Bing still hasn’t heard the last of it. When he leaves for an evening out, he is asked if he still has his learner’s license, and admonished to “drive carefully and take it easy.” Fortunately, the crooner can take it as well as dish it out.

Bing knows that his boys idolize him. That’s why he’s doubly careful in his social life these days. Since Dixie’s death he has dated only four or five girls, Mona Freeman, Audrey Hepburn, Margot James and Grace Kelly, all young and discreet.

As a rule Bing stays away from nightclubs—he doesn’t like to be photographed without his hairpiece—but a few weeks ago he took a chance and dropped in at Mocambo with Grace Kelly. The photographers saw him and, although he voiced his objections in no uncertain terms, the flash bulbs popped.

He was planning to take all of the boys to Europe this year. He took Lindsay last year, and six months ago he announced that the son who received the highest grades could go with him in 1954. But Gary’s summer job changed all that.

In case Gary had too many problems, Bing wanted to be nearby to lend a helping hand. “I’ve promised, however,” he says, “to take the boys to Hawaii sometime during their vacation.”

Bing doesn’t make a move without first checking the possible effects upon his sons.

When he’s offered picture jobs overseas (and. he has been offered a dozen since Little Boy Lost) he refuses. When he was offered $50,000 a week by one Las Vegas gambling hotel, he was a bit more emphatic. He not only said no, but he added, “I’ll never be a shill for anyone to lose money.”

When he started going around with Mona Freeman he introduced her to all the boys so that they would bear her no unconscious grudge and wouldn’t unwittingly compare her with their mother. Bing is a good, considerate, level-headed father with definite ideas of right and wrong. Asked if he’d ever spanked any of his gang, he admitted that, “I used to let ’em have it once in a while.”

The one spanking all the boys remember came as a result of their stripping their mother’s canary of all its feathers. “We thought it was a cute idea,” Gary recalls. “You know, just for the hot weather so that the canary wouldn’t be so uncomfortable. Mother told my old man about it when he came home that night. And boy! We really caught it.

It has been years, of course, since Bing has punished any of his boys in that way; and whereas they once feared his strap, they now fear his tongue lashings. Of late, these have been remarkably few. The boys are well on their way to manhood.

As a youngster, Gary used to be something of a sorehead, particularly if he lost in a game or contest, but after three years at Stanford, he has developed a genuine graciousness and is extremely popular.

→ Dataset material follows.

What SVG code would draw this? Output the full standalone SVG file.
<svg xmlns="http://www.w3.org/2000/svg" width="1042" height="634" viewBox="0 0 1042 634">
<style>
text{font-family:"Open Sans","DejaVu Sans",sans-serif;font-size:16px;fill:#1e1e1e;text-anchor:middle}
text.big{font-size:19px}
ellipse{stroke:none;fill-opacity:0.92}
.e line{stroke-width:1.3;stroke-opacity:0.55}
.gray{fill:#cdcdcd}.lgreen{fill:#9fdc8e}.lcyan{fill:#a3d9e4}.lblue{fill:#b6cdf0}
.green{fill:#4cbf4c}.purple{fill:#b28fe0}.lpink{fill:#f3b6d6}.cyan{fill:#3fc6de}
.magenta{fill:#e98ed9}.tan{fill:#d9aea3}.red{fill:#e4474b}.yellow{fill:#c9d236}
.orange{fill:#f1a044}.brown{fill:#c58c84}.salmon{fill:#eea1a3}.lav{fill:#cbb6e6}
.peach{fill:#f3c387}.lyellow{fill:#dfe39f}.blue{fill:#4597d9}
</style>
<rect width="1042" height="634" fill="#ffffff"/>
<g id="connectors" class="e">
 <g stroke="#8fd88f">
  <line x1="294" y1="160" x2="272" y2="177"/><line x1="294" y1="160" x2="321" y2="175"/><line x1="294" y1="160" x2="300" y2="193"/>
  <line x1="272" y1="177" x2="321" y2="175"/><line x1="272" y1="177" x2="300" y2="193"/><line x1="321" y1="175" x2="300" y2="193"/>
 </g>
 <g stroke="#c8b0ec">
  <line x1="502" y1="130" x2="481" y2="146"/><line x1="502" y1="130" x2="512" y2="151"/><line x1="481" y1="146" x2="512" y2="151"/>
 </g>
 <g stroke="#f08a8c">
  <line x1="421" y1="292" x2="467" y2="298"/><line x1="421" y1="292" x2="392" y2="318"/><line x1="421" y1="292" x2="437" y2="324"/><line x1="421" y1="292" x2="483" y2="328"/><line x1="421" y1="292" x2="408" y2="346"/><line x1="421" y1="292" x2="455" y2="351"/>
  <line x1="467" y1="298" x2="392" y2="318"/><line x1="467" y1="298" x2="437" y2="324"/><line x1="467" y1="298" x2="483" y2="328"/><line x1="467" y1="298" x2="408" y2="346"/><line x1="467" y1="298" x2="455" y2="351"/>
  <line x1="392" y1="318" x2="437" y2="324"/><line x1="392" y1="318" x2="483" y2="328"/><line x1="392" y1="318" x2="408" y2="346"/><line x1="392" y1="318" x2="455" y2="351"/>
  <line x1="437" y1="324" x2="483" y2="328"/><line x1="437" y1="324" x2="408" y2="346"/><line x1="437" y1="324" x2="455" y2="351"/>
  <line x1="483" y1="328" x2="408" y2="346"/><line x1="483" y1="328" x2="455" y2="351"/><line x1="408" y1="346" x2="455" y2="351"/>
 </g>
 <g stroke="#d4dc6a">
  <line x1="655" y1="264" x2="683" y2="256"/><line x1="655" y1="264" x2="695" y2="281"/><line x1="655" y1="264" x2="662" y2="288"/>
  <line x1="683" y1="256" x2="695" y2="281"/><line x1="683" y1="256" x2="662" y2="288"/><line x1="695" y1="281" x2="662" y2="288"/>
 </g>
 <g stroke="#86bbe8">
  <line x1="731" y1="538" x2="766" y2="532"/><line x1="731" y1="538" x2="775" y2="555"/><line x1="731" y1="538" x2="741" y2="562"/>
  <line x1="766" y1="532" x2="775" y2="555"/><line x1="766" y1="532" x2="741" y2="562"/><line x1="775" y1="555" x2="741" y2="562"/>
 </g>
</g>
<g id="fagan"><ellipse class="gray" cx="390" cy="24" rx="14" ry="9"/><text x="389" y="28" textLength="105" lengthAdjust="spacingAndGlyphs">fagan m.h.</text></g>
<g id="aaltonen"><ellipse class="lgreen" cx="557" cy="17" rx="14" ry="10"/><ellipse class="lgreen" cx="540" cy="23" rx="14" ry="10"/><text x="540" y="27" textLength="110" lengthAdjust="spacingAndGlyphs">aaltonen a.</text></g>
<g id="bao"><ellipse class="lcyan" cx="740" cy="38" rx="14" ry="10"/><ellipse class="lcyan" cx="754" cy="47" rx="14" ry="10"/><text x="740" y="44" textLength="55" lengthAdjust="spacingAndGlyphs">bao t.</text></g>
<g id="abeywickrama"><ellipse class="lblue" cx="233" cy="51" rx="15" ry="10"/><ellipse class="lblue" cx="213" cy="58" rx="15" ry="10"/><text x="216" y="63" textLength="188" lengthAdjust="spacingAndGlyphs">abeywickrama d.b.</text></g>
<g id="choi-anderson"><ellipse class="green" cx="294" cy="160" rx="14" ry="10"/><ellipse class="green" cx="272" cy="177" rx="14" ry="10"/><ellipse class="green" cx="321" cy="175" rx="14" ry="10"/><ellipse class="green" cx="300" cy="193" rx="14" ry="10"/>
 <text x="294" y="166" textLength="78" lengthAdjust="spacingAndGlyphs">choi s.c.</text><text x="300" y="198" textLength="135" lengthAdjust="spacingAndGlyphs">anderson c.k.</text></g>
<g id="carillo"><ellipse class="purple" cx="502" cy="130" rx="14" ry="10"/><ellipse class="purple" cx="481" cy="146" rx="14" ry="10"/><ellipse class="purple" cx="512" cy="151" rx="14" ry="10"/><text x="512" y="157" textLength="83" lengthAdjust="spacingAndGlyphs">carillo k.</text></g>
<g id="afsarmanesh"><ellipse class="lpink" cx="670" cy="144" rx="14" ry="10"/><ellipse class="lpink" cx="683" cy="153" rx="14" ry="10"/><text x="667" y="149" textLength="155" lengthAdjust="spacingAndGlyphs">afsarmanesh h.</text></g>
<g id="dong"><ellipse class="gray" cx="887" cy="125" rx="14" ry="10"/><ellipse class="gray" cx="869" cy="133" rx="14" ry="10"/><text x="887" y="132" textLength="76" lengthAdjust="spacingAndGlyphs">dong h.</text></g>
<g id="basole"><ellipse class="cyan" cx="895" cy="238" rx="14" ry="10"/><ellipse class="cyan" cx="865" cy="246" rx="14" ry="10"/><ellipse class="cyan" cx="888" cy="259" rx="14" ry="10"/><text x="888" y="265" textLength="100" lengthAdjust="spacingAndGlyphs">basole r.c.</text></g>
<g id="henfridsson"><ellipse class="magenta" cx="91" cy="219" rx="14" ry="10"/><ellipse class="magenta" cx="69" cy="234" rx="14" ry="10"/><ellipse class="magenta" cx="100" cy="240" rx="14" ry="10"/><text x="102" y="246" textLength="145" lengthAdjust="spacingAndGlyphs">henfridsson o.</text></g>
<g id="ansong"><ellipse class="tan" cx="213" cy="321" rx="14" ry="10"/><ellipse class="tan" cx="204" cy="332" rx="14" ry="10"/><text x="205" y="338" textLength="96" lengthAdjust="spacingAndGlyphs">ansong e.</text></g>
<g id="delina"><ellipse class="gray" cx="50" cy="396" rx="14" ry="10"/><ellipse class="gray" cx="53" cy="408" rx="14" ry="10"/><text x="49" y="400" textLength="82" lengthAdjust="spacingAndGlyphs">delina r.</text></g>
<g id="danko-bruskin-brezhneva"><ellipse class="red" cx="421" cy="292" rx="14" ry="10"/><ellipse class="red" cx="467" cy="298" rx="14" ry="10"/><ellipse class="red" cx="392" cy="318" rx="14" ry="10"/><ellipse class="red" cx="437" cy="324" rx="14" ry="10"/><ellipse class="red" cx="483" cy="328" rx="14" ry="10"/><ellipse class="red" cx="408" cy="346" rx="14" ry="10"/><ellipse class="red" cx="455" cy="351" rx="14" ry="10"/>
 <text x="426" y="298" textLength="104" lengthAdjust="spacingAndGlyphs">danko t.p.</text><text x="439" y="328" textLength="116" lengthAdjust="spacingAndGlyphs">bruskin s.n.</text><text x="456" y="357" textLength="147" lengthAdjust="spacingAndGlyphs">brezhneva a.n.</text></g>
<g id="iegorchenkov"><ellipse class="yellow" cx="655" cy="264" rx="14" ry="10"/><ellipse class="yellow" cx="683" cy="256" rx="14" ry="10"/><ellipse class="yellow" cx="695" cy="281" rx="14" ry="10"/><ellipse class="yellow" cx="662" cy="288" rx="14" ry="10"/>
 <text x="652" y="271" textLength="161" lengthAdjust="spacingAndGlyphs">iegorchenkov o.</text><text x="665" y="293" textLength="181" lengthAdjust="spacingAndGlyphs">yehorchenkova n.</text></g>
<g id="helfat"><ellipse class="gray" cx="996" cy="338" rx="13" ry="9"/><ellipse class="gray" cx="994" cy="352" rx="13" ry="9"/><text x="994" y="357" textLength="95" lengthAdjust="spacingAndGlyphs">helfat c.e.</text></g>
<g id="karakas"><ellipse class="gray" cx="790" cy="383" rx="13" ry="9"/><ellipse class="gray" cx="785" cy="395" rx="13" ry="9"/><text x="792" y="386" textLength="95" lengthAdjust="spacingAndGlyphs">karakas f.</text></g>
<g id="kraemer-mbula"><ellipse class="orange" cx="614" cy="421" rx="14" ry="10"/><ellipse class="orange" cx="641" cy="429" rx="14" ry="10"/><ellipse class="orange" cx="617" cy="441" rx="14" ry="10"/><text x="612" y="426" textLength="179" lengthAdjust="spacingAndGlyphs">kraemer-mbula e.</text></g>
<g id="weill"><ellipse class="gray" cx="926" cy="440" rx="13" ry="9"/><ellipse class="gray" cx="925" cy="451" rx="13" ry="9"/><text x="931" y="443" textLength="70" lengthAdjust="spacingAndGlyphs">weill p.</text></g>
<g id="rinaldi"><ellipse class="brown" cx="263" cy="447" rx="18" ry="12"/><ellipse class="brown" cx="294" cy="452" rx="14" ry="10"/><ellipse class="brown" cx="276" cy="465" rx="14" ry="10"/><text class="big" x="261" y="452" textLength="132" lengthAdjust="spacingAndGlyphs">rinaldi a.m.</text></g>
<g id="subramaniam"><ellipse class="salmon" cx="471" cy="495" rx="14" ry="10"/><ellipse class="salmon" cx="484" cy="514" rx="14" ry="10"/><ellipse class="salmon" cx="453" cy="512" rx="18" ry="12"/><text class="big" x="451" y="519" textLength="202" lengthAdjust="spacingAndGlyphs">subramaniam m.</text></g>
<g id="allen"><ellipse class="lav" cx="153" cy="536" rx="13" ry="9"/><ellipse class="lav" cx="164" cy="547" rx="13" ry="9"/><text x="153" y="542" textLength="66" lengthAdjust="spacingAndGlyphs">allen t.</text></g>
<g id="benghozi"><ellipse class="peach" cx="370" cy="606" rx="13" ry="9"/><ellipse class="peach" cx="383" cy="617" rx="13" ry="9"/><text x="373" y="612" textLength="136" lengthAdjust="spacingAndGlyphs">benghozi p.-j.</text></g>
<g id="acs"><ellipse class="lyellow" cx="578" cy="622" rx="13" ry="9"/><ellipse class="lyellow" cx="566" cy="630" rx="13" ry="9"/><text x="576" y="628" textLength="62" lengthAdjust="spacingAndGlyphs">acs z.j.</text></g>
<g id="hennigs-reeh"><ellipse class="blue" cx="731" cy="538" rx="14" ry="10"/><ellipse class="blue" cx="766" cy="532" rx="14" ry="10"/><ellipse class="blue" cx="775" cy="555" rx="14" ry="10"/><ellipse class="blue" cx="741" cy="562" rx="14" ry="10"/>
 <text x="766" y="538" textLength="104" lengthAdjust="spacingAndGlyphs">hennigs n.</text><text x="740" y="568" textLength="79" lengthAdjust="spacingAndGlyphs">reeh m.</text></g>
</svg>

“We could understand it,” one of them said, “if he threw his weight around a little. But ever since we pledged him he’s been okay. He knows, I’m sure, that he can’t afford to louse up his old man’s great reputation. Jon Lindbergh is like that, too and so was Joan Benny, Jack’s daughter—unassuming and regular.”

In the Crosby household, Lindsay, a junior at Loyola High in Les Angeles, is by far the best student. Denny has the best temperament, nonchalant and easygoing, while Phil is the best athlete and Gary is heir to the Crosby voice.

Bing knows the strong and weak points of his kids and he treats them on a highly individual basis. He does have, however, a standard set of group punishments. For minor infractions, their tv set is taken away from one to three days. For major infractions they lose all privileges—no dates, no ball games, “no nothin’.”

Bing was fifty on May 2, and the question asked him most frequently then was, “When are you getting married?” Bing’s stock answer: “It’s in the hands of God.”

Bing’s closest associates are convinced that he will find a bride within the next two or three years. Mona Freeman, it was said, had the inside track on der Bingle’s heart until she started dating Frank Sinatra. But Mona didn’t start dating Frank until Bing started dating Grace Kelly with whom he starred in Country Girl.

Bing has always been a man who lived by his own high standards, a set of standards, incidentally, which he has passed on to his four sons and which makes him a fine father.